Bring together all lines of the material below that contain the string "matplotlib".
• • • • • • •
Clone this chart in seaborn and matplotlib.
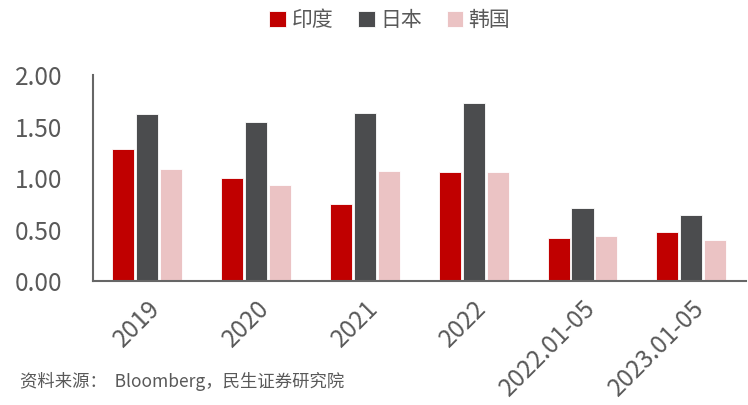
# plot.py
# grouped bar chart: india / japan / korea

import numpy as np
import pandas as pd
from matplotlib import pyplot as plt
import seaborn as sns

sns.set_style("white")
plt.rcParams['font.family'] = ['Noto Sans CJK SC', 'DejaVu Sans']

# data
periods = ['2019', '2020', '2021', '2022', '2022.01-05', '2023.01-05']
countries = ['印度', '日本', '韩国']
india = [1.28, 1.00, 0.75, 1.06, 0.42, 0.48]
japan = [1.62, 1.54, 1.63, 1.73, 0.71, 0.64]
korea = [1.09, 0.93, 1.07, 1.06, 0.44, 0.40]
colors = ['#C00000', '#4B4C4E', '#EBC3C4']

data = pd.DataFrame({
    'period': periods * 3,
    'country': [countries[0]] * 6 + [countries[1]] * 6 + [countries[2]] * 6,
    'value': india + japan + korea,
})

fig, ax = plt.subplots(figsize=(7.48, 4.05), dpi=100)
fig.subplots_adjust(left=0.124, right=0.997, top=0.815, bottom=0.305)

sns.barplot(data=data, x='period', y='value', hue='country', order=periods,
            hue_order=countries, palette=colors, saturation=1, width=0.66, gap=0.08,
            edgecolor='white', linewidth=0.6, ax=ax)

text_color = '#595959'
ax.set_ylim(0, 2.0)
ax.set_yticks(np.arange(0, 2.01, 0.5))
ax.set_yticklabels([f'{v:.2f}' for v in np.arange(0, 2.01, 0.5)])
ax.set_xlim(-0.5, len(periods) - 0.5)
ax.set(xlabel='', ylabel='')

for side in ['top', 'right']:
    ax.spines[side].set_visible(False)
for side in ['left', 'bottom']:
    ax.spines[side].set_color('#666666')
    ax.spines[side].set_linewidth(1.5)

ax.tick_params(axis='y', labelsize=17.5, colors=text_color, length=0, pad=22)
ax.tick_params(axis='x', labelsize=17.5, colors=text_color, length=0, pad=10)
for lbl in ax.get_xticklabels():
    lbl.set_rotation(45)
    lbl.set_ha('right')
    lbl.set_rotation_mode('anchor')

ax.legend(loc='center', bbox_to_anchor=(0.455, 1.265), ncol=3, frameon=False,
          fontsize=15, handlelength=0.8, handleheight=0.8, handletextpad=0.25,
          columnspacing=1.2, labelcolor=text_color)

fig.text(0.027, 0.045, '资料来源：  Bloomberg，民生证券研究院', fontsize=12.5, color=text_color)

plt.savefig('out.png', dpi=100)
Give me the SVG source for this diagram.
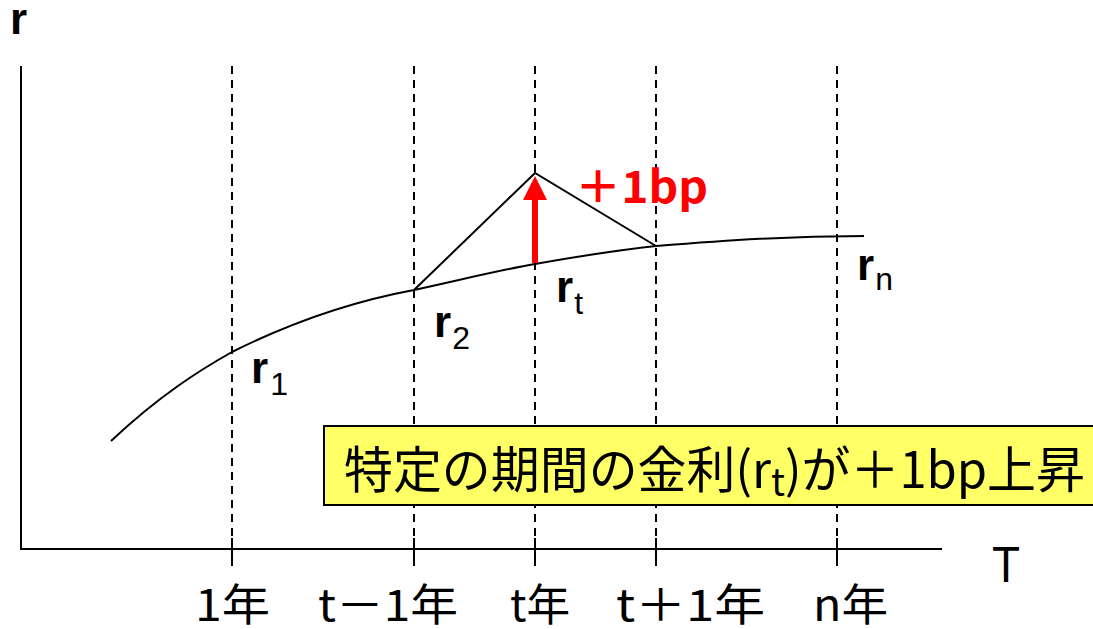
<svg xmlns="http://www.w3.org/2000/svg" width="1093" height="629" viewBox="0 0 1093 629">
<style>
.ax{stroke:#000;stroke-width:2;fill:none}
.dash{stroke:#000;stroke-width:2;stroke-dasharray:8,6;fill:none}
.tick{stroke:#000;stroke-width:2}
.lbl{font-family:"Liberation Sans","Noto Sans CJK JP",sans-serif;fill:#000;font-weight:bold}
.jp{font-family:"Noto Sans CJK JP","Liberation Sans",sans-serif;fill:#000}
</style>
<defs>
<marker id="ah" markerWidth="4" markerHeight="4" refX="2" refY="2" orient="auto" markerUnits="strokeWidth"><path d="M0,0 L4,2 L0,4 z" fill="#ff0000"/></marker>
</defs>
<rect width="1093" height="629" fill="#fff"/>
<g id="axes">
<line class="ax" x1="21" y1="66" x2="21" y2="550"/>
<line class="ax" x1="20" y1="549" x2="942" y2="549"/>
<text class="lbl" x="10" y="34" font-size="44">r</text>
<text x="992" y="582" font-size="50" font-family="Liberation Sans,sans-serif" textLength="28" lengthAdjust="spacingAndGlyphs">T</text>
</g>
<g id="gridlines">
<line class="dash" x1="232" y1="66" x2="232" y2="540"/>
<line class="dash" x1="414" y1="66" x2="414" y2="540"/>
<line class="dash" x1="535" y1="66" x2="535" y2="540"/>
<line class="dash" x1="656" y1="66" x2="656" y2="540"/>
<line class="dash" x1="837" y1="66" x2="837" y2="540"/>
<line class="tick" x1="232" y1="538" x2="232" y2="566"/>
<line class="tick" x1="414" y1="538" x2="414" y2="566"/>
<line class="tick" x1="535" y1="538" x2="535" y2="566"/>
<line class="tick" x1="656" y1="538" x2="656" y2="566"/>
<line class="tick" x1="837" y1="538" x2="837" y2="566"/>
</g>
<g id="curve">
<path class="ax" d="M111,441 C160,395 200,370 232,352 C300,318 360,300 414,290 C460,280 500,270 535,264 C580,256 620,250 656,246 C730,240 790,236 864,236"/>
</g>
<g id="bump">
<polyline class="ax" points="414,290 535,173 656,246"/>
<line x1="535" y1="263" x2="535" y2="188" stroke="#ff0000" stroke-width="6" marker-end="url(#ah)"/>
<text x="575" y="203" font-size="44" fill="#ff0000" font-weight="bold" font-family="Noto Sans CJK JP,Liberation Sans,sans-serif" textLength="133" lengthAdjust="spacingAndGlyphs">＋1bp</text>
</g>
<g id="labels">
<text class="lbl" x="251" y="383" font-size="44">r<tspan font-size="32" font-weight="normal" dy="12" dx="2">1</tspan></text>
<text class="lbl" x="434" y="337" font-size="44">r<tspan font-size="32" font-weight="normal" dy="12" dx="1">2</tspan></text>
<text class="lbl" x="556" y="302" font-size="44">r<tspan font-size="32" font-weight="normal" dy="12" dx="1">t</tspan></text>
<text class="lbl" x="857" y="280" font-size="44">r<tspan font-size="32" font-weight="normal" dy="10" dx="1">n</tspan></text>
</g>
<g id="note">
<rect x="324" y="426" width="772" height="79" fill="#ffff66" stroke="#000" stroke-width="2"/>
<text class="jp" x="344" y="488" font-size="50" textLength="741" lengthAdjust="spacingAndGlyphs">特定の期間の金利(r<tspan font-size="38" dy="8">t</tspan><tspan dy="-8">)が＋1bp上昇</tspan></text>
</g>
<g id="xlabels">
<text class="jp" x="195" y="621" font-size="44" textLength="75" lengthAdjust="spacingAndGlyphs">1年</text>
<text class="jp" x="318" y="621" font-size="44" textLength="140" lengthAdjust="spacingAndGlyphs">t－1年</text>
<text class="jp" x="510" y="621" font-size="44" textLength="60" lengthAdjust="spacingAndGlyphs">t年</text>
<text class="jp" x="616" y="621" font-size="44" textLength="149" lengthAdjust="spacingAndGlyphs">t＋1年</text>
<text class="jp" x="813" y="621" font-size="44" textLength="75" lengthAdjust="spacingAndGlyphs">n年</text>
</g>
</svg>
• • • • • • •
§ EXERCISE ANSWER
Clone this chart in seaborn and matplotlib.
from matplotlib import pyplot as plt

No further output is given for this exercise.